■ Goal: Write out exactly the lines from the line with "The picture is" through the line with "uncoloured = [('Vs', 'AFP'), ('AFP', 'Vs')]", both ends included, and no other line.

■ Recorded information:
• • • • •
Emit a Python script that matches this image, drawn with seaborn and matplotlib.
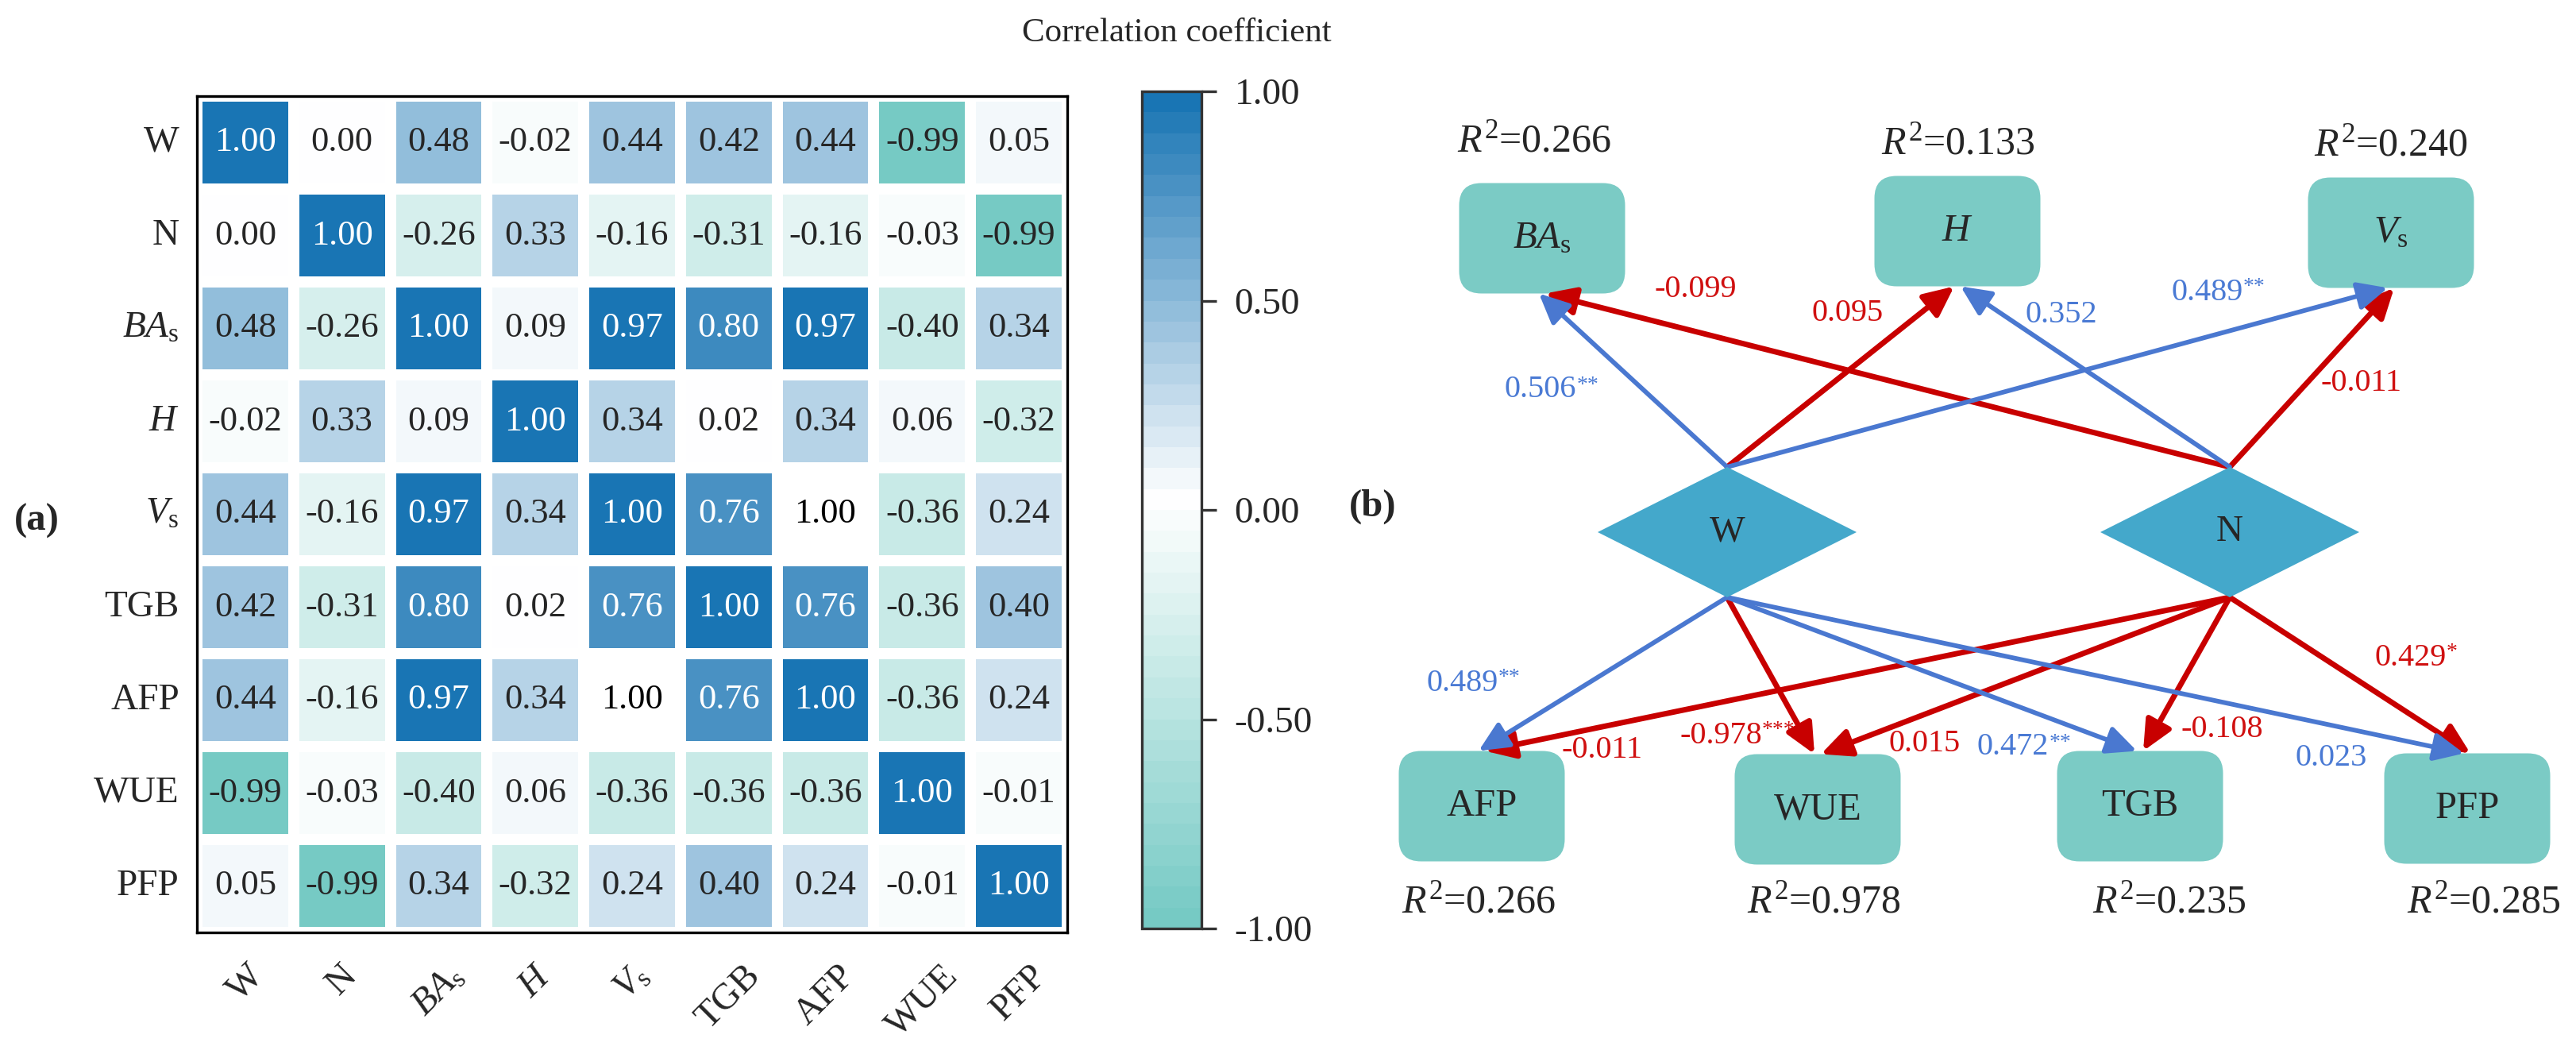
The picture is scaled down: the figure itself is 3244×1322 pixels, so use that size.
import numpy as np
import pandas as pd
import matplotlib
matplotlib.use('Agg')
import matplotlib.pyplot as plt
import seaborn as sns
from matplotlib.colors import LinearSegmentedColormap, ListedColormap
from matplotlib.patches import FancyBboxPatch, Polygon, FancyArrowPatch
from matplotlib.ticker import FormatStrFormatter

# ---- data: correlation matrix (panel a) ----
variables = ['W', 'N', 'BAs', 'H', 'Vs', 'TGB', 'AFP', 'WUE', 'PFP']
tick_labels = ['W', 'N', r'$BA_{\mathrm{s}}$', r'$H$', r'$V_{\mathrm{s}}$', 'TGB', 'AFP', 'WUE', 'PFP']
corr_W = [1.00, 0.00, 0.48, -0.02, 0.44, 0.42, 0.44, -0.99, 0.05]
corr_N = [0.00, 1.00, -0.26, 0.33, -0.16, -0.31, -0.16, -0.03, -0.99]
corr_BAs = [0.48, -0.26, 1.00, 0.09, 0.97, 0.80, 0.97, -0.40, 0.34]
corr_H = [-0.02, 0.33, 0.09, 1.00, 0.34, 0.02, 0.34, 0.06, -0.32]
corr_Vs = [0.44, -0.16, 0.97, 0.34, 1.00, 0.76, 1.00, -0.36, 0.24]
corr_TGB = [0.42, -0.31, 0.80, 0.02, 0.76, 1.00, 0.76, -0.36, 0.40]
corr_AFP = [0.44, -0.16, 0.97, 0.34, 1.00, 0.76, 1.00, -0.36, 0.24]
corr_WUE = [-0.99, -0.03, -0.40, 0.06, -0.36, -0.36, -0.36, 1.00, -0.01]
corr_PFP = [0.05, -0.99, 0.34, -0.32, 0.24, 0.40, 0.24, -0.01, 1.00]
# cells printed without colour in the original
uncoloured = [('Vs', 'AFP'), ('AFP', 'Vs')]

# ---- data: path model (panel b) ----
top_vars = ['BAs', 'H', 'Vs']
top_r2 = [0.266, 0.133, 0.240]
bottom_vars = ['AFP', 'WUE', 'TGB', 'PFP']
bottom_r2 = [0.266, 0.978, 0.235, 0.285]
path_from = ['W', 'W', 'W', 'N', 'N', 'N', 'W', 'W', 'W', 'W', 'N', 'N', 'N', 'N']
path_to = ['BAs', 'H', 'Vs', 'BAs', 'H', 'Vs', 'AFP', 'WUE', 'TGB', 'PFP', 'AFP', 'WUE', 'TGB', 'PFP']
path_coef = [0.506, 0.095, 0.489, -0.099, 0.352, -0.011, 0.489, -0.978, 0.472, 0.023, -0.011, 0.015, -0.108, 0.429]
path_sig = ['**', '', '**', '', '', '', '**', '***', '**', '', '', '', '', '*']
path_color = ['blue', 'red', 'blue', 'red', 'blue', 'red', 'blue', 'red', 'blue', 'blue', 'red', 'red', 'red', 'red']

node_text = {'W': 'W', 'N': 'N', 'BAs': r'$BA_{\mathrm{s}}$', 'H': r'$H$', 'Vs': r'$V_{\mathrm{s}}$',
             'TGB': 'TGB', 'AFP': 'AFP', 'WUE': 'WUE', 'PFP': 'PFP'}

# ---- layout (figure pixels, y downwards) ----
FIG_W, FIG_H, DPI = 3244, 1322, 200
NODE_XY = {'W': (2175, 670), 'N': (2808, 670),
           'BAs': (1942, 300), 'H': (2465, 291), 'Vs': (3011, 293),
           'AFP': (1866, 1015), 'WUE': (2289, 1019), 'TGB': (2695, 1015), 'PFP': (3107, 1018)}
R2_XY = {'BAs': (1932, 178), 'H': (2466, 181), 'Vs': (3011, 183),
         'AFP': (1862, 1136), 'WUE': (2297, 1136), 'TGB': (2732, 1136), 'PFP': (3128, 1136)}
LABEL_XY = [(1940, 491), (2327, 395), (2780, 368), (2135, 364), (2596, 397), (2974, 482),
            (1842, 860), (2167, 926), (2535, 941), (2936, 954), (2017, 944), (2424, 937),
            (2798, 918), (3036, 828)]
BOX_W, BOX_H = 209, 139
DIA_W, DIA_H = 163, 82
COLORS = {'red': '#C80000', 'blue': '#4A78D0'}
TEXT_COLORS = {'red': '#D01010', 'blue': '#4A7AD4'}
BOX_COLOR = '#7BCBC5'
DIA_COLOR = '#44A8CB'


def fx(px):
    return px / FIG_W


def fy(py):
    return 1 - py / FIG_H


def make_cmap(n=40):
    cont = LinearSegmentedColormap.from_list('corr', ['#76CAC4', '#FFFFFF', '#0E6EB0'])
    # each band takes the colour of its lower edge, so 0..0.05 stays white
    return ListedColormap([cont(i / n) for i in range(n)])


def draw_heatmap(fig):
    df = pd.DataFrame([corr_W, corr_N, corr_BAs, corr_H, corr_Vs, corr_TGB, corr_AFP, corr_WUE, corr_PFP],
                      index=variables, columns=variables)
    mask = np.zeros(df.shape, dtype=bool)
    for r, c in uncoloured:
        mask[variables.index(r), variables.index(c)] = True
    cmap = make_cmap()

    ax = fig.add_axes([fx(248), fy(1174), fx(1344) - fx(248), fy(121) - fy(1174)])
    cax = fig.add_axes([fx(1438), fy(1169), fx(1513) - fx(1438), fy(115) - fy(1169)])
    sns.heatmap(df, ax=ax, cbar_ax=cax, cmap=cmap, vmin=-1, vmax=1, mask=mask,
                annot=True, fmt='.2f', annot_kws={'fontsize': 16},
                linewidths=5, linecolor='white', xticklabels=tick_labels, yticklabels=tick_labels)
    for r, c in uncoloured:
        i, j = variables.index(r), variables.index(c)
        ax.text(j + 0.5, i + 0.5, f'{df.iloc[i, j]:.2f}', ha='center', va='center', fontsize=16, color='black')
    for sp in ax.spines.values():
        sp.set_visible(True)
        sp.set_color('black')
        sp.set_linewidth(1.2)
    ax.tick_params(axis='both', length=0, labelsize=17)
    ax.tick_params(axis='x', pad=12)
    ax.tick_params(axis='y', pad=8)
    plt.setp(ax.get_xticklabels(), rotation=45, ha='center')
    plt.setp(ax.get_yticklabels(), rotation=0)

    cbar = ax.collections[0].colorbar
    cbar.set_ticks([-1, -0.5, 0, 0.5, 1])
    cbar.ax.yaxis.set_major_formatter(FormatStrFormatter('%.2f'))
    cbar.ax.tick_params(length=7, width=1.2, labelsize=17, pad=8, color='#333333')
    cbar.outline.set_visible(True)
    cbar.outline.set_linewidth(1.2)
    cbar.outline.set_edgecolor('#333333')
    fig.text(fx(1482), fy(42), 'Correlation coefficient', ha='center', va='center', fontsize=15.5)


def draw_path_model(fig):
    ax = fig.add_axes([0, 0, 1, 1], zorder=-1)
    ax.set_xlim(0, FIG_W)
    ax.set_ylim(FIG_H, 0)
    ax.axis('off')
    ax.patch.set_alpha(0)

    for v, r2 in zip(top_vars + bottom_vars, top_r2 + bottom_r2):
        x, y = NODE_XY[v]
        ax.add_patch(FancyBboxPatch((x - BOX_W / 2, y - BOX_H / 2), BOX_W, BOX_H,
                                    boxstyle='round,pad=0,rounding_size=28',
                                    facecolor=BOX_COLOR, edgecolor='none', zorder=1))
        ax.text(x, y, node_text[v], ha='center', va='center', fontsize=17.5, zorder=4)
        rx, ry = R2_XY[v]
        ax.text(rx, ry, r'$R^{2}$=' + f'{r2:.3f}', ha='center', va='center', fontsize=18, zorder=4)

    for v in ['W', 'N']:
        x, y = NODE_XY[v]
        ax.add_patch(Polygon([(x, y - DIA_H), (x + DIA_W, y), (x, y + DIA_H), (x - DIA_W, y)],
                             closed=True, facecolor=DIA_COLOR, edgecolor='none', zorder=3))
        ax.text(x, y, node_text[v], ha='center', va='center', fontsize=17, zorder=4)

    for src, dst, coef, sig, col, (lx, ly) in zip(path_from, path_to, path_coef, path_sig, path_color, LABEL_XY):
        sx, sy = NODE_XY[src]
        tx, ty = NODE_XY[dst]
        off = -4 if src == 'W' else 4
        if dst in top_vars:
            start = (sx, sy - DIA_H)
            end = (tx + off, ty + BOX_H / 2)
        else:
            start = (sx, sy + DIA_H)
            end = (tx + off, ty - BOX_H / 2)
        lw = 2.5 if col == 'red' else 2.1
        arr = FancyArrowPatch(start, end, arrowstyle='-|>,head_length=0.6,head_width=0.28',
                              mutation_scale=19, color=COLORS[col], lw=lw,
                              shrinkA=0, shrinkB=0, zorder=2 if col == 'red' else 2.1)
        ax.add_patch(arr)
        t = ax.text(lx, ly, f'{coef:.3f}', ha='center', va='center', fontsize=14.5,
                    color=TEXT_COLORS[col], zorder=4)
        if sig:
            ax.annotate(sig, xy=(1.0, 1.0), xycoords=t, ha='left', va='top', fontsize=10,
                        color=TEXT_COLORS[col], zorder=4)


def main():
    sns.set_style('white')
    plt.rcParams['font.family'] = ['Liberation Serif', 'DejaVu Serif']
    plt.rcParams['mathtext.fontset'] = 'custom'
    plt.rcParams['mathtext.rm'] = 'Liberation Serif'
    plt.rcParams['mathtext.it'] = 'Liberation Serif:italic'
    plt.rcParams['mathtext.bf'] = 'Liberation Serif:bold'
    plt.rcParams['axes.unicode_minus'] = False

    fig = plt.figure(figsize=(FIG_W / DPI, FIG_H / DPI), dpi=DPI)
    draw_path_model(fig)
    draw_heatmap(fig)
    fig.text(fx(46), fy(656), '(a)', ha='center', va='center', fontsize=17.5, fontweight='bold')
    fig.text(fx(1729), fy(638), '(b)', ha='center', va='center', fontsize=17.5, fontweight='bold')
    fig.savefig('out.png', dpi=DPI, facecolor='white')
    plt.close(fig)


if __name__ == '__main__':
    main()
• • • • •
■ Full output:
The picture is scaled down: the figure itself is 3244×1322 pixels, so use that size.
import numpy as np
import pandas as pd
import matplotlib
matplotlib.use('Agg')
import matplotlib.pyplot as plt
import seaborn as sns
from matplotlib.colors import LinearSegmentedColormap, ListedColormap
from matplotlib.patches import FancyBboxPatch, Polygon, FancyArrowPatch
from matplotlib.ticker import FormatStrFormatter

# ---- data: correlation matrix (panel a) ----
variables = ['W', 'N', 'BAs', 'H', 'Vs', 'TGB', 'AFP', 'WUE', 'PFP']
tick_labels = ['W', 'N', r'$BA_{\mathrm{s}}$', r'$H$', r'$V_{\mathrm{s}}$', 'TGB', 'AFP', 'WUE', 'PFP']
corr_W = [1.00, 0.00, 0.48, -0.02, 0.44, 0.42, 0.44, -0.99, 0.05]
corr_N = [0.00, 1.00, -0.26, 0.33, -0.16, -0.31, -0.16, -0.03, -0.99]
corr_BAs = [0.48, -0.26, 1.00, 0.09, 0.97, 0.80, 0.97, -0.40, 0.34]
corr_H = [-0.02, 0.33, 0.09, 1.00, 0.34, 0.02, 0.34, 0.06, -0.32]
corr_Vs = [0.44, -0.16, 0.97, 0.34, 1.00, 0.76, 1.00, -0.36, 0.24]
corr_TGB = [0.42, -0.31, 0.80, 0.02, 0.76, 1.00, 0.76, -0.36, 0.40]
corr_AFP = [0.44, -0.16, 0.97, 0.34, 1.00, 0.76, 1.00, -0.36, 0.24]
corr_WUE = [-0.99, -0.03, -0.40, 0.06, -0.36, -0.36, -0.36, 1.00, -0.01]
corr_PFP = [0.05, -0.99, 0.34, -0.32, 0.24, 0.40, 0.24, -0.01, 1.00]
# cells printed without colour in the original
uncoloured = [('Vs', 'AFP'), ('AFP', 'Vs')]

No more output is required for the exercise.